NY: Non-existent court on SW and illegible signature of judge voids warrant

In this child pornography case, the officer here accidentally typed the name of a nonexistent town criminal court at the top of the warrant. “The Village Justice [of the Peace] signed the warrant without correcting the mistake. His signature was affixed on a line marked ‘Signature of Judge or Justice,’ but it is illegible, and the court is not named.” The warrant is void because it can’t be ascertained who issued it, and that violates the neutral and detached magistrate requirement. People v Gavazzi, 2012 NY Slip Op 8054, 20 N.Y.3d 907, 957 N.Y.S.2d 660, 981 N.E.2d 256 (2012):

The Appellate Division held that the search warrant did not substantially comply with CPL 690.45(1), because it contained “no information from which the issuing court can be discerned” … We agree with the Appellate Division. A search warrant must contain “[t]he name of the issuing court” (CPL § 690.45[1]). The standard for adherence with the statutory requirement is “substantial — rather than literal — compliance” … If “a conscientious effort” … was made to comply with the statutory requirement, and the warrant contains information from which the identity of the issuing court may reasonably be inferred, courts will typically validate a warrant … Here, the Village Justice who signed the warrant included no designation of his court, his signature is illegible, there is no seal, and the caption typed by the trooper refers to a nonexistent town. While it is clear that the warrant directs Village of Greene Police officers to search a house in Greene, there is no indication whatsoever which of the several courts that have authority to issue warrants in the Village of Greene issued the warrant permitting the search.

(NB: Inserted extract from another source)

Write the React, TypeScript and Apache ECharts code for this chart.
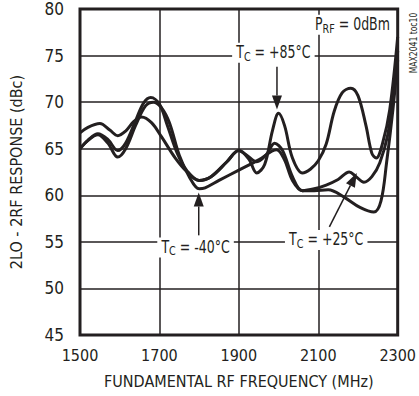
import React, { useEffect, useRef } from "react";
import * as echarts from "echarts";

const xTicks = [1500, 1700, 1900, 2100, 2300];
const yTicks = [45, 50, 55, 60, 65, 70, 75, 80];

// T_C = -40°C
const freqN40 = [1500, 1520, 1545, 1570, 1595, 1615, 1640, 1665, 1685, 1705, 1725, 1750, 1775, 1800, 1815, 1850, 1900, 1950, 1995, 2015, 2035, 2060, 2090, 2125, 2165, 2205, 2240, 2258, 2272, 2288, 2300];
const respN40 = [65.0, 65.9, 66.5, 65.6, 64.1, 65.0, 67.5, 69.6, 70.0, 69.4, 67.8, 64.3, 62.0, 60.7, 60.8, 61.6, 62.7, 63.8, 64.9, 63.8, 61.6, 60.5, 60.5, 60.6, 59.8, 58.7, 58.2, 59.4, 63.5, 69.2, 74.5];

// T_C = +25°C
const freqP25 = [1500, 1520, 1550, 1575, 1595, 1615, 1635, 1655, 1680, 1705, 1740, 1770, 1800, 1830, 1870, 1900, 1920, 1945, 1970, 1990, 2010, 2035, 2060, 2090, 2120, 2150, 2178, 2195, 2215, 2235, 2255, 2275, 2290, 2300];
const respP25 = [66.7, 67.3, 67.7, 67.0, 66.4, 66.9, 67.9, 68.4, 67.8, 66.3, 64.0, 62.5, 61.6, 62.0, 63.6, 64.8, 64.3, 63.6, 64.4, 65.6, 64.8, 62.0, 60.5, 60.7, 61.1, 61.7, 62.5, 62.0, 61.4, 62.0, 63.5, 66.5, 71.0, 75.5];

// T_C = +85°C
const freqP85 = [1500, 1520, 1545, 1570, 1595, 1615, 1640, 1660, 1678, 1700, 1720, 1745, 1770, 1800, 1830, 1870, 1900, 1925, 1945, 1965, 1985, 2000, 2015, 2035, 2060, 2080, 2100, 2120, 2140, 2160, 2182, 2200, 2220, 2235, 2246, 2262, 2280, 2300];
const respP85 = [65.0, 65.9, 66.6, 66.0, 64.8, 65.6, 68.0, 69.9, 70.5, 69.8, 67.5, 64.5, 62.6, 61.6, 62.0, 63.6, 64.8, 63.9, 62.4, 63.3, 67.0, 68.8, 67.5, 64.0, 62.4, 62.8, 63.7, 65.5, 69.0, 71.0, 71.5, 70.7, 67.5, 64.5, 64.0, 65.6, 69.2, 77.0];

const INK = "#231f20";
const FONT = "'Liberation Sans Narrow', 'DejaVu Sans Condensed', 'Roboto Condensed', Arial, sans-serif";

export default function App() {
  const ref = useRef<HTMLDivElement>(null);
  useEffect(() => {
    const chart = echarts.init(ref.current!, null, { renderer: "svg" });
    const mk = (name: string, f: number[], v: number[]) => ({
      name,
      type: "line",
      data: f.map((x, i) => [x, v[i]]),
      symbol: "none",
      smooth: 0.35,
      lineStyle: { color: INK, width: 3 },
      z: 5,
    });
    chart.setOption({
      animation: false,
      backgroundColor: "#fff",
      textStyle: { fontFamily: FONT },
      grid: { left: 79, top: 9, width: 326, height: 326, show: true, borderColor: INK, borderWidth: 3, z: 10 },
      xAxis: {
        type: "value",
        min: xTicks[0],
        max: xTicks[xTicks.length - 1],
        interval: 200,
        name: "FUNDAMENTAL RF FREQUENCY (MHz)",
        nameLocation: "middle",
        nameGap: 38,
        nameTextStyle: { fontSize: 16, color: INK, fontFamily: FONT },
        axisLine: { show: false },
        axisTick: { show: false },
        axisLabel: { fontSize: 16, color: INK, margin: 12, fontFamily: FONT, formatter: (v: number) => String(v) },
        splitLine: { show: true, lineStyle: { color: INK, width: 1.5 } },
      },
      yAxis: {
        type: "value",
        min: yTicks[0],
        max: yTicks[yTicks.length - 1],
        interval: 5,
        name: "2LO - 2RF RESPONSE (dBc)",
        nameLocation: "middle",
        nameGap: 56,
        nameTextStyle: { fontSize: 16, color: INK, fontFamily: FONT },
        axisLine: { show: false },
        axisTick: { show: false },
        axisLabel: { fontSize: 17, color: INK, margin: 16, fontFamily: FONT },
        splitLine: { show: true, lineStyle: { color: INK, width: 1.5 } },
      },
      series: [mk("-40", freqN40, respN40), mk("+25", freqP25, respP25), mk("+85", freqP85, respP85)],
    });

    const px = (x: number, y: number) => chart.convertToPixel({ gridIndex: 0 }, [x, y]) as number[];
    const arrow = (a: number[], b: number[], head = 14, w = 5) => {
      const dx = b[0] - a[0], dy = b[1] - a[1];
      const L = Math.hypot(dx, dy);
      const ux = dx / L, uy = dy / L;
      const bx = b[0] - ux * head, by = b[1] - uy * head;
      const nx = -uy, ny = ux;
      return [
        { type: "line", z: 20, shape: { x1: a[0], y1: a[1], x2: bx, y2: by }, style: { stroke: INK, lineWidth: 1.5 } },
        { type: "polygon", z: 20, shape: { points: [[b[0], b[1]], [bx + nx * w, by + ny * w], [bx - nx * w, by - ny * w]] }, style: { fill: INK } },
      ];
    };
    const rich = { m: { fontSize: 17, fontFamily: FONT, color: INK }, s: { fontSize: 13, fontFamily: FONT, color: INK, padding: [7, 0, 0, 0] } };
    const label = (p: number[], text: string) => ({
      type: "text",
      z: 20,
      x: p[0],
      y: p[1],
      scaleX: 0.82,
      style: { text, rich, align: "center", verticalAlign: "middle", backgroundColor: "#fff", padding: [0, 5], fill: INK, font: `17px ${FONT}` },
    });
    const graphic: any[] = [
      label(px(1987, 75.3), "{m|T}{s|C}{m| = +85°C}"),
      ...arrow(px(1996, 73.8), px(1996, 69.2)),
      label(px(1791, 54.4), "{m|T}{s|C}{m| = -40°C}"),
      ...arrow(px(1799, 55.7), px(1799, 60.3)),
      label(px(2120, 55.2), "{m|T}{s|C}{m| = +25°C}"),
      ...arrow(px(2128, 56.6), px(2197, 62.4)),
      label(px(2186, 78.3), "{m|P}{s|RF}{m| = 0dBm}"),
      {
        type: "text",
        z: 20,
        x: 413,
        y: 43,
        rotation: Math.PI / 2,
        scaleX: 0.85,
        style: { text: "MAX2041 toc10", align: "center", verticalAlign: "middle", fill: INK, font: `10px ${FONT}` },
      },
    ];
    chart.setOption({ graphic });
    return () => chart.dispose();
  }, []);
  return <div ref={ref} style={{ position: "absolute", left: 0, top: 0, width: 419, height: 396 }} />;
}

As the Appellate Division put it, “on its face the warrant appears to [have been] issued by an unidentified judge in a nonexistent court and town in a different county” … As such, we conclude that the warrant did not substantially comply with CPL 690.45(1). Finally, contrary to our dissenting colleague, suppression is warranted because the name requirement of CPL § 690.45 (1) “operates directly to protect and preserve a constitutionally guaranteed right of the citizen” (People v Patterson, 78 NY2d 711, 717, 587 N.E.2d 255, 579 N.Y.S.2d 617 [1991]; …). The right safeguarded by the name requirement is the right that is protected by the constitutional requirement of a warrant (US Const, 4th Amend; NY Const, art I, § 12) — the right to have a “neutral and detached magistrate” (Johnson v United States, 333 U.S. 10, 14, 68 S. Ct. 367, 92 L. Ed. 436 [1948]) sign the warrant to search one’s house.